Rot-Rot-Grün:CDU und CSU gemeinsam gegen die "Linksfront"

CSU-Vorstandssitzung

"Als Vizekanzler geht man zu so einem Treffen nicht", sagt CSU-Generalsekretär Scheuer über Sigmar Gabriel.

(Foto: dpa)
  • CDU und CSU schimpfen in großer Übereinstimmung über das Treffen von SPD, Grünen und Linken, an dem auch SPD-Chef Gabriel teilgenommen hatte.
  • Wenn er "Anstand hätte", müsse Gabriel als Vizekanzler "eigentlich den Dienst quittieren", sagt CSU-Generalsekretär Scheuer.

Von Robert Roßmann, Berlin, und Wolfgang Wittl, Berlin/München

So einig wie an diesem Mittwoch hat man CDU und CSU schon lange nicht mehr erlebt. Am Vorabend hatten sich in Berlin etwa hundert Politiker von SPD, Grünen und Linken getroffen, um die Möglichkeiten für ein rot-rot-grünes Bündnis auszuloten. Überraschend war auch SPD-Chef Sigmar Gabriel kurz hinzugekommen. Ein gewaltiger Affront gegenüber seinen Koalitionspartnern in der Bundesregierung sei das gewesen, schimpften CDU und CSU am Morgen danach in großer Übereinstimmung.

Kaum etwas schweißt mehr zusammen als ein gemeinsamer Gegner.

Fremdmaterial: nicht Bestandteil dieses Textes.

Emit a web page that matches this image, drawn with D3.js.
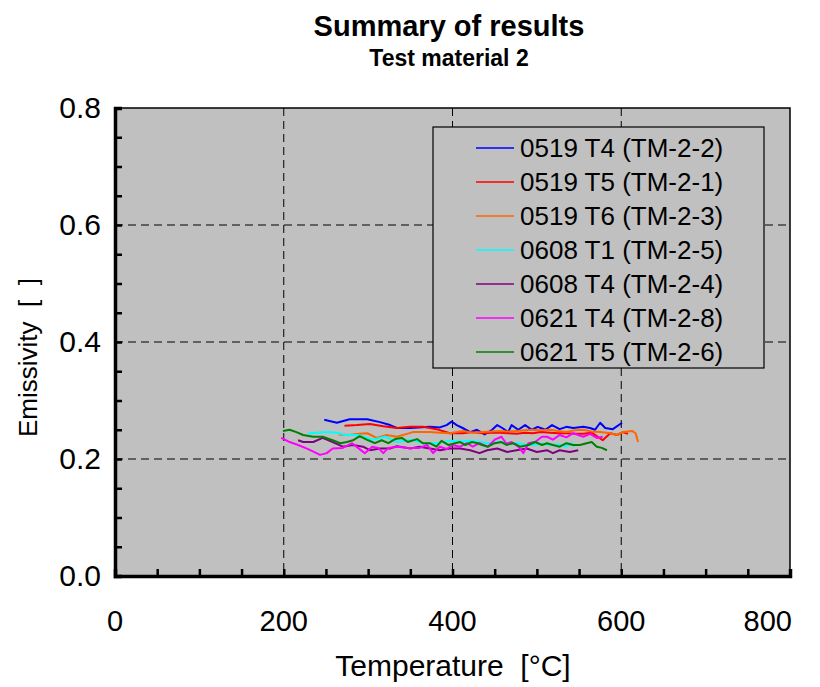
<!DOCTYPE html>
<html><head><meta charset="utf-8">
<script src="https://cdn.jsdelivr.net/npm/d3@7"></script>
<style>body{margin:0;background:#fff}svg{display:block;font-family:"Liberation Sans",Arial,sans-serif}</style>
</head><body><svg id="c" width="820" height="687"></svg>
<script>
const seriesNames = ["0519 T4 (TM-2-2)","0519 T5 (TM-2-1)","0519 T6 (TM-2-3)","0608 T1 (TM-2-5)","0608 T4 (TM-2-4)","0621 T4 (TM-2-8)","0621 T5 (TM-2-6)"];
const seriesColors = ["#0000ff","#ff0000","#ff6600","#00ffff","#800080","#ff00ff","#008000"];
const xTicks = [0,200,400,600,800];
const yTicks = [0.0,0.2,0.4,0.6,0.8];

const t1 = [248,263,278,299,314,326,334,350,373,385,393,399,405,412,421,429,438,447,453,459,466,470,478,486,494,501,510,518,527,535,543,555,563,569,575,581,590,601];
const e1 = [0.267,0.262,0.268,0.268,0.263,0.258,0.253,0.253,0.255,0.254,0.258,0.264,0.258,0.253,0.246,0.250,0.242,0.250,0.258,0.253,0.246,0.258,0.250,0.258,0.250,0.255,0.250,0.258,0.251,0.255,0.253,0.255,0.253,0.250,0.262,0.253,0.251,0.262];
const t2 = [272,287,302,318,334,350,365,381,397,412,424,436,446,456,466,476,486,495,505,516,525,535,545,555,565,578,587,595,602,608];
const e2 = [0.257,0.258,0.260,0.256,0.253,0.255,0.255,0.251,0.244,0.244,0.246,0.244,0.245,0.245,0.244,0.243,0.245,0.244,0.246,0.245,0.244,0.244,0.243,0.243,0.245,0.232,0.244,0.241,0.246,0.243];
const t3 = [265,278,289,299,310,322,334,346,353,361,373,385,397,405,412,424,436,446,456,466,476,486,495,505,516,525,535,545,555,565,575,587,595,602,613,617,620];
const e3 = [0.242,0.241,0.243,0.244,0.236,0.241,0.238,0.243,0.246,0.246,0.246,0.245,0.244,0.246,0.248,0.245,0.246,0.247,0.248,0.247,0.248,0.249,0.250,0.249,0.250,0.248,0.246,0.249,0.250,0.247,0.246,0.244,0.241,0.246,0.248,0.244,0.229];
const t4 = [229,239,251,263,273,288,305,320,335,352,365,381,397,409,421,432,444,456,466,476,486,495,505,516,527,535,541,545];
const e4 = [0.244,0.245,0.246,0.245,0.241,0.241,0.233,0.238,0.229,0.233,0.227,0.227,0.231,0.230,0.231,0.229,0.227,0.229,0.226,0.227,0.225,0.224,0.226,0.224,0.225,0.221,0.227,0.221];
const t5 = [217,223,235,246,258,270,282,294,302,314,326,334,350,361,373,385,397,409,421,432,441,453,465,476,488,500,512,519,527,539,549];
const e5 = [0.232,0.229,0.229,0.236,0.229,0.221,0.224,0.221,0.215,0.218,0.218,0.222,0.218,0.221,0.218,0.215,0.218,0.218,0.215,0.210,0.215,0.218,0.212,0.215,0.218,0.212,0.215,0.210,0.215,0.212,0.215];
const t6 = [197,207,217,229,243,251,258,270,281,288,296,305,312,318,324,335,347,361,370,377,385,393,400,409,417,424,432,442,450,458,464,470,478,484,490,498,506,512,519,527,535,543,555,563,571,578];
const e6 = [0.236,0.229,0.224,0.217,0.207,0.210,0.218,0.219,0.227,0.219,0.210,0.221,0.219,0.210,0.219,0.221,0.219,0.219,0.224,0.210,0.221,0.217,0.224,0.221,0.227,0.221,0.227,0.221,0.233,0.238,0.226,0.229,0.221,0.210,0.227,0.229,0.238,0.238,0.233,0.241,0.237,0.244,0.238,0.243,0.236,0.238];
const t7 = [199,207,215,223,235,246,258,267,275,282,290,300,308,316,324,332,340,347,358,365,373,381,387,395,403,409,415,423,430,435,442,450,458,464,472,480,490,498,506,512,519,527,535,543,551,559,565,571,577,583];
const e7 = [0.248,0.250,0.246,0.241,0.238,0.238,0.232,0.227,0.229,0.232,0.239,0.232,0.227,0.232,0.227,0.234,0.236,0.229,0.234,0.227,0.227,0.221,0.231,0.224,0.227,0.229,0.224,0.229,0.227,0.224,0.221,0.227,0.229,0.224,0.227,0.221,0.224,0.229,0.224,0.227,0.224,0.221,0.227,0.224,0.224,0.227,0.229,0.221,0.219,0.215];

const temps = [t1,t2,t3,t4,t5,t6,t7];
const emis = [e1,e2,e3,e4,e5,e6,e7];

const L=115,R=790,T=108,B=576;
const svg=d3.select("#c");
const x=d3.scaleLinear().domain([0,800]).range([L,R]);
const y=d3.scaleLinear().domain([0,0.8]).range([B,T]);

svg.append("rect").attr("x",L).attr("y",T).attr("width",R-L).attr("height",B-T).attr("fill","#c0c0c0");

// gridlines
svg.append("g").selectAll("line").data(xTicks.filter(v=>v>0&&v<800)).join("line")
 .attr("x1",d=>x(d)).attr("x2",d=>x(d)).attr("y1",T).attr("y2",B)
 .attr("stroke","#000").attr("stroke-width",1).attr("stroke-dasharray","8,5");
svg.append("g").selectAll("line").data(yTicks.filter(v=>v>0&&v<0.8)).join("line")
 .attr("y1",d=>y(d)).attr("y2",d=>y(d)).attr("x1",L).attr("x2",R)
 .attr("stroke","#000").attr("stroke-width",1).attr("stroke-dasharray","8,5");

// series
const line=d3.line().x(d=>x(d[0])).y(d=>y(d[1]));
seriesNames.forEach((n,i)=>{
  const pts=temps[i].map((t,j)=>[t,emis[i][j]]);
  svg.append("path").datum(pts).attr("d",line).attr("fill","none")
   .attr("stroke",seriesColors[i]).attr("stroke-width",2).attr("stroke-linejoin","round");
});

// border
svg.append("rect").attr("x",L).attr("y",T).attr("width",R-L).attr("height",B-T)
 .attr("fill","none").attr("stroke","#000").attr("stroke-width",1.5);

// axes with inward ticks
const xAxis=d3.axisBottom(x).tickValues(d3.range(0,801,50)).tickSize(-7).tickFormat("");
const gx=svg.append("g").attr("transform",`translate(0,${B})`).call(xAxis);
const yAxis=d3.axisLeft(y).tickValues(d3.range(0,0.801,0.05)).tickSize(-7).tickFormat("");
const gy=svg.append("g").attr("transform",`translate(${L},0)`).call(yAxis);
[gx,gy].forEach(g=>{g.selectAll(".tick line").attr("stroke","#000").attr("stroke-width",2.5);g.select(".domain").attr("stroke","#000").attr("stroke-width",3.5);});

// tick labels
svg.append("g").selectAll("text").data(xTicks).join("text")
 .attr("x",d=>d===800?792:x(d)).attr("y",631).attr("text-anchor",d=>d===800?"end":"middle").attr("font-size",29).text(d=>d);
svg.append("g").selectAll("text").data(yTicks).join("text")
 .attr("x",L-14).attr("y",d=>y(d)+10).attr("text-anchor","end").attr("font-size",30).text(d=>d.toFixed(1));

// axis titles
svg.append("text").attr("x",453).attr("y",676).attr("text-anchor","middle").attr("font-size",30).attr("xml:space","preserve").text("Temperature  [°C]");
svg.append("text").attr("transform","translate(37,437) rotate(-90)").attr("text-anchor","start").attr("font-size",26).attr("xml:space","preserve").text("Emissivity  [  ]");

// titles
svg.append("text").attr("x",449).attr("y",36).attr("text-anchor","middle").attr("font-size",29).attr("font-weight","bold").text("Summary of results");
svg.append("text").attr("x",449).attr("y",66).attr("text-anchor","middle").attr("font-size",23).attr("font-weight","bold").text("Test material 2");

// legend
const lg=svg.append("g");
lg.append("rect").attr("x",433).attr("y",127).attr("width",331).attr("height",241).attr("fill","#c0c0c0").attr("stroke","#000").attr("stroke-width",1.2);
seriesNames.forEach((n,i)=>{
  const yy=148+i*34;
  lg.append("line").attr("x1",476).attr("x2",514).attr("y1",yy).attr("y2",yy).attr("stroke",seriesColors[i]).attr("stroke-width",1.6);
  lg.append("text").attr("x",520).attr("y",yy+9).attr("font-size",26).text(n);
});
</script></body></html>
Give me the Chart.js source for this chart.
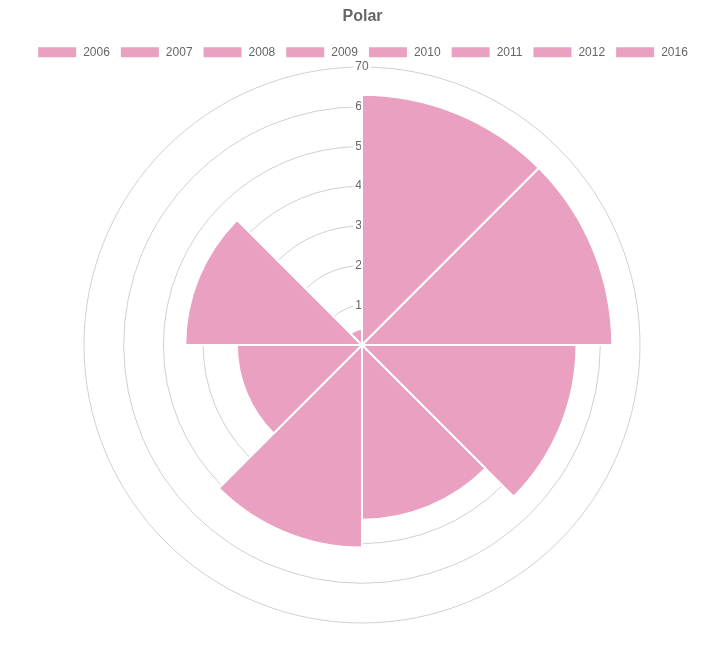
<!DOCTYPE html>
<html>
<head>
<meta charset="utf-8">
<script src="https://cdn.jsdelivr.net/npm/chart.js@4/dist/chart.umd.min.js"></script>
<style>
  html, body { margin: 0; padding: 0; background: #fff; }
  #wrap { width: 720px; height: 649px; }
</style>
</head>
<body>
<div id="wrap"><canvas id="polarChart"></canvas></div>
<script>
const years = ["2006", "2007", "2008", "2009", "2010", "2011", "2012", "2016"];
const values = [63, 63, 54, 44, 51, 31.5, 44.5, 4];
const tickMax = 70;

const pink = "#e9a0c1";

Chart.defaults.font.family = "'Helvetica Neue', Helvetica, Arial, 'Liberation Sans', sans-serif";
Chart.defaults.color = "#666";

// legend sits closer to the circle than the default box allows
const tightLegend = {
  id: "tightLegend",
  beforeUpdate(chart) {
    const lg = chart.legend;
    if (lg && !lg._tight) {
      const fit = lg.fit.bind(lg);
      lg.fit = function () {
        fit();
        this.height -= 9;
      };
      lg._tight = true;
    }
  }
};

new Chart(document.getElementById("polarChart"), {
  type: "polarArea",
  data: {
    labels: years,
    datasets: [
      {
        data: values,
        backgroundColor: years.map(() => pink),
        borderColor: "#fff",
        borderWidth: 2
      }
    ]
  },
  options: {
    responsive: true,
    maintainAspectRatio: false,
    animation: false,
    layout: { padding: { left: 5, bottom: 17 } },
    plugins: {
      title: {
        display: true,
        text: "Polar",
        color: "#666",
        font: { size: 16, weight: "bold" },
        padding: { top: 7, bottom: 10 }
      },
      legend: {
        position: "top",
        labels: { boxWidth: 40, boxHeight: 12, color: "#666", font: { size: 12 } }
      },
      tooltip: { enabled: false }
    },
    scales: {
      r: {
        min: 0,
        max: tickMax,
        ticks: { stepSize: 10, color: "#666", font: { size: 12 }, backdropColor: "#fff" },
        grid: { color: "#d0d0d0" }
      }
    }
  },
  plugins: [tightLegend]
});
</script>
</body>
</html>
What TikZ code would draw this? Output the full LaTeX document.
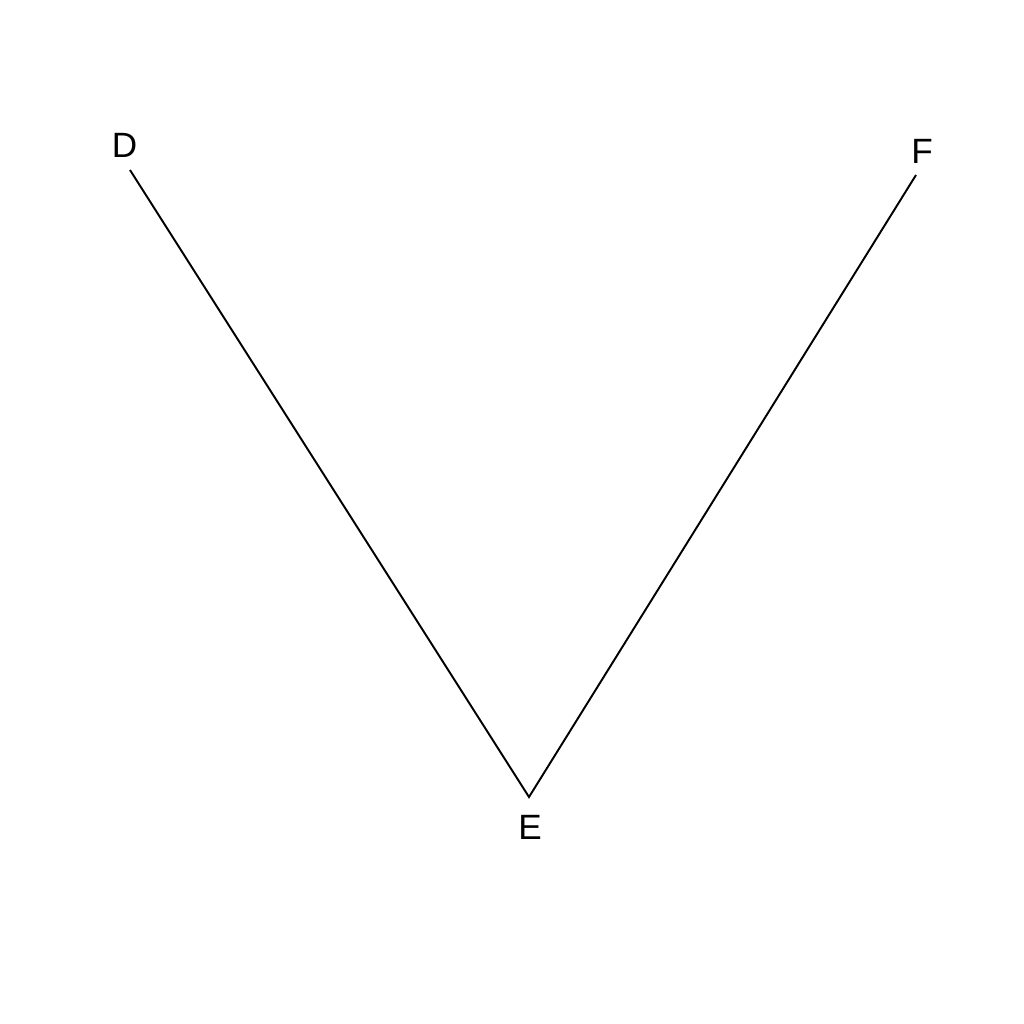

CDU-Generalsekretär Peter Tauber sagte, ein Linksbündnis wäre ein Stabilitätsrisiko. Sein CSU-Kollege Andreas Scheuer sprach gar von einer drohenden "Linksfront". Total geschichtsvergessen sei die SPD, schimpfte Scheuer. Sie gebe damit ihre bürgerliche Orientierung auf. Indirekt forderte der CSU-Generalsekretär Gabriel sogar zum Rücktritt von seinem Amt als Vizekanzler der großen Koalition auf. "Als Vizekanzler geht man zu so einem Treffen nicht", sagte Scheuer in Berlin. Dies seien Dinge, "wo man, wenn man Anstand hätte, eigentlich den Dienst quittieren müsste".

Die rot-rot-grüne Annäherung bereitet CDU und CSU offenkundig gemeinsam Schmerzen. Die neue Gefahr erleichtert es den Unionsparteien aber auch, ihre Reihen zu schließen. Jetzt ist auch dem letzten Christdemokraten und Christsozialen klar, dass der politische Gegner nicht die jeweilige Schwesterpartei ist, sondern das rot-rot-grüne Lager. Das dürfte CDU und CSU helfen, ihren Streit über die Flüchtlingspolitik wenigstens in beherrschbare Bahnen zu lenken. Bis zum CSU-Parteitag Anfang November wird das voraussichtlich nicht mehr gelingen. CDU-Chefin Angela Merkel wird deshalb wohl zum ersten Mal in ihrer Kanzlerschaft nicht bei einem CSU-Parteitag auftreten. Horst Seehofer würde dann auch nicht zum CDU-Parteitag Anfang Dezember kommen.

Die Schwesterparteien setzen auf ihre Deutschlandkongresse und die Abschlussklausur

Am Mittwoch wurde in beiden Unionsparteien darauf verwiesen, dass der letzte der sechs gemeinsamen Deutschlandkongresse am 7. November - und damit erst nach dem CSU-Parteitag stattfindet. Bei ihrer Potsdamer Friedensklausur im Juni hatten die Spitzen von CDU und CSU nicht nur diese sechs Kongresse vereinbart, sondern auch eine gemeinsame Abschlussklausur. Der Termin dafür steht noch nicht fest, vermutlich wird sie Anfang nächsten Jahres in Bayern stattfinden. Das Treffen, zu dem Merkel ihre Teilnahme bereits zugesagt hat, könnte die neue "Zielmarke" für die Annäherung der Schwesterparteien werden, hieß es aus der Union.

In der CSU wurde die Nachricht, dass Merkel und Seehofer von gegenseitigen Parteitagsbesuchen wohl absehen, gelassen aufgenommen. Ehrliche Standpunkte seien wichtiger als gespielte Harmonie, sagte Markus Blume, Chef der CSU-Grundsatzkommission. Das starke Fundament der Union müsse "nicht durch Parteitagsgrußworte untermauert werden". Die oberbayerische CSU-Chefin Ilse Aigner erklärte: "Alles, was hilft, die zukünftige Zusammenarbeit zu stärken, ist gut. Wir wollen Wahlen gewinnen" - und das gemeinsam.